The Small Claims Division of the Local Court of New South Wales has jurisdiction to deal with claims up to $20,000.

The person making the claim is called the plaintiff. The person defending the claim made against them is called the defendant.

If you are served with a statement of claim, you should obtain legal advice from a solicitor at a law firm, community legal centre and/or legal aid office.


What do I need to defend a matter?

The plaintiff commences proceedings by lodging and serving a document titled ‘Statement of Claim’. The statement of claim sets out the allegations made by the plaintiff against you.

If you do not agree with the allegations made by the plaintiff against you, you should file a defence within 28 days of being served with the statement of claim.


What happens at pre-trial review?

The first time the matter is listed for directions in the Small Claims Division is for a pre-trial review.

Pre-trial reviews are usually dealt with by the Registrar. You should address him or her as “Registrar”. In the event that the matter is before a Magistrate, you should address him or her as “Your Honour”.

At the first pre-trial review, the Court will attempt to see whether the parties are able to reach a resolution of the matter. If this is not possible, the Court will enquire as to whether the parties are able to agree on any allegations made by the plaintiff in the statement of claim. If this is not possible, the Registrar may either seek to prepare the matter for hearing, set a date for hearing, or relist the matter for another pre-trial review.

If you would like a witness to give evidence at the hearing, you should ask the Registrar/Magistrate at the pre-trial review to grant permission for the witness to give evidence at the hearing. Also, you will need permission from the Registrar/Magistrate to issue subpoenas on parties’ outside the proceedings.


What is a subpoena?

A subpoena is a court order requiring a third party to produce documents specified in the schedule to the Court. There is a filing fee incurred for filing a subpoena with the Court. Also, you will need to provide a cheque to the third party for disbursements incurred in producing the documents requested in the subpoena. The third party can request for their reasonable costs of producing the requested documents from you.
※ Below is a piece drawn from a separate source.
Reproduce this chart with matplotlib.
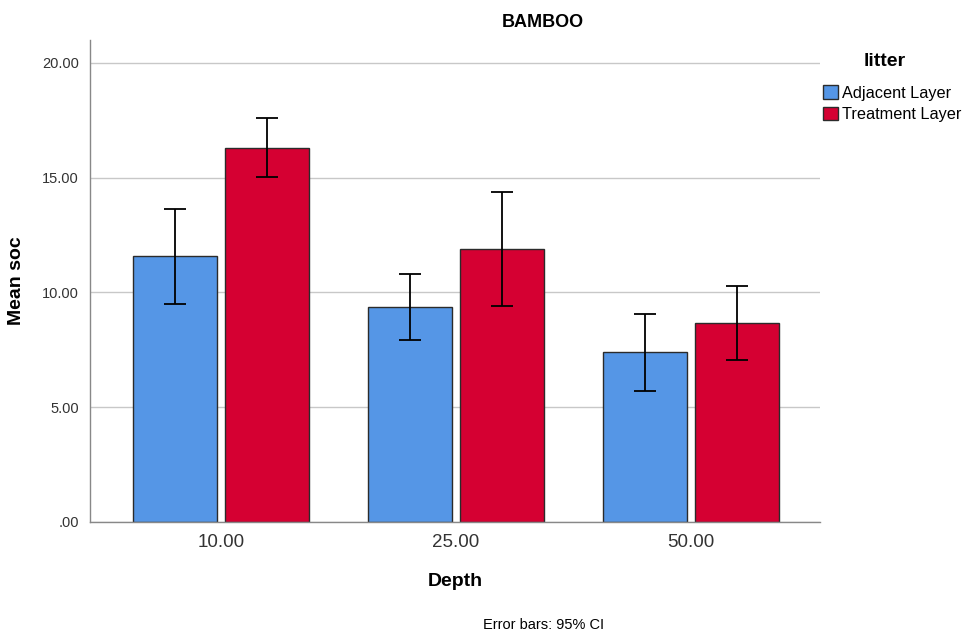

What do I need to defendant the matter?

In order to defend your matter at hearing, you will need to file evidence to support your defence. Your evidence can include material like:

  1. receipts;
  2. photographs;
  3. text messages;
  4. emails;
  5. contracts;
  6. bank statements;
  7. invoices

You should also consider preparing a witness statement setting out events and circumstances relevant to the matters in dispute between the parties. Your statement should consider setting out what your saw, heard and felt at the relevant time in dispute.

You will need to send your evidence and witness statement to the Court, by the date set by the Court.


What happens at a hearing?

At a Small Claims hearing, a Magistrate or Assessor will hear each sides case and determine an outcome. The hearings are usually informal and do not follow strict rules of evidence.

Usually, witnesses do not give evidence in person and are not cross-examined about their evidence. The Court will only rely on written statements from witnesses.


If I lose, do I pay costs?

If you lose your case, the Court has the discretion to award costs in favour of the winning party. However, there is a cap on the legal costs that may be awarded in the Small Claims Division depending on the amount claimed.